Oma always had Kraft parmesan out on the table. Yup, the totally American, shelf-stable stuff in a blue shaker jar. According to my mom, it was the ‘only game in town’ for a long time before importing foods became more mainstream and better options were available. Regardless, Kraft parm will always remind me of her.
I was never big on melted cheese, but I always did love me some parm on top of pasta or salad. Since going dairy-free, I’ve ventured into the world of making my own parm.
For a very long time, I’ve pulsed up walnuts or cashews and added nutritional yeast as the base for parm. While this works well, I recently brought a bag of hemp seeds and thought the shape, size, and nutty flavor would work perfectly for vegan parm. Turns out, I was right.

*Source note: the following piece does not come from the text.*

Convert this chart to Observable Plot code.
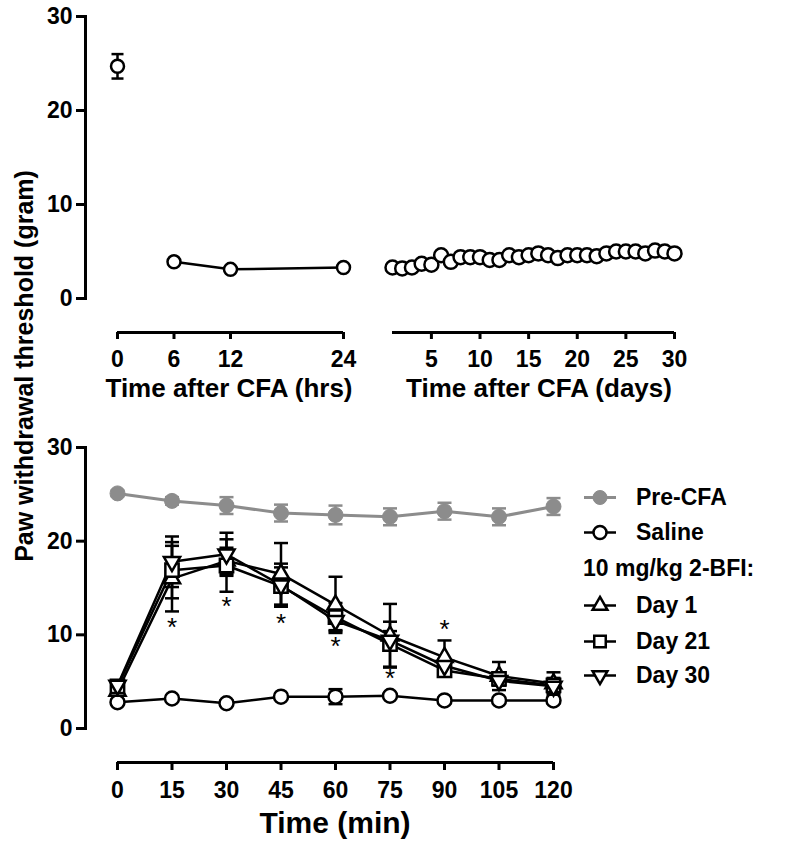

Hemp seeds/hearts have recently entered my life and I can’t get enough. And they’re one of those hype foods that’s actually quite good for you. 3 Tablespoons packs 10 grams of protein, 20% DV iron, and 3 grams of fiber.
On top of that, they are rich in omega-6 fatty acids and contain a decent amount of omega-3s, as well. If you are plant-based or don’t eat a lot of fish, making friend with omega fatty-acid-rich foods is a wise idea for optimal brain health and neurological function.
Wow so that was a fun 5 seconds of my academic voice coming out there^.
Paired with nutritional yeast, which is rich in many B vitamins including the difficult-for-vegans-to-consume B12, protein, and other important trace nutrients, you’ve got a plant-based nourishment slam dunk. Also, importantly, it tastes good!
Anyways, behold the easiest vegan Parmesan you’ll ever make. It’s also nut-free for those with allergies. It’s delicious on salads, pasta, Mexican dishes, or in any recipe you’d use traditional parm.
I hope you make this vegan parmesan and I hope you like it! Champagne wishes and vegan parmesan dreams!
Vegan Hemp Parmesan
Prep Time: 5 minutes
Cook Time: 0 minutes
Servings: about 1/2 cup vegan parmesan
- 1/4 cup hemp seeds or hemp hearts
- 1/4 cup nutritional yeast
- 1 teaspoon salt
- 1/2 teaspoon garlic powder (optional)
- Combine ingredients in a bowl. Toss.
- Serve on pasta, salads, roasted vegetables, or wherever you would use dairy parmesan. Store in an airtight container for up to 2 weeks in the refrigerator.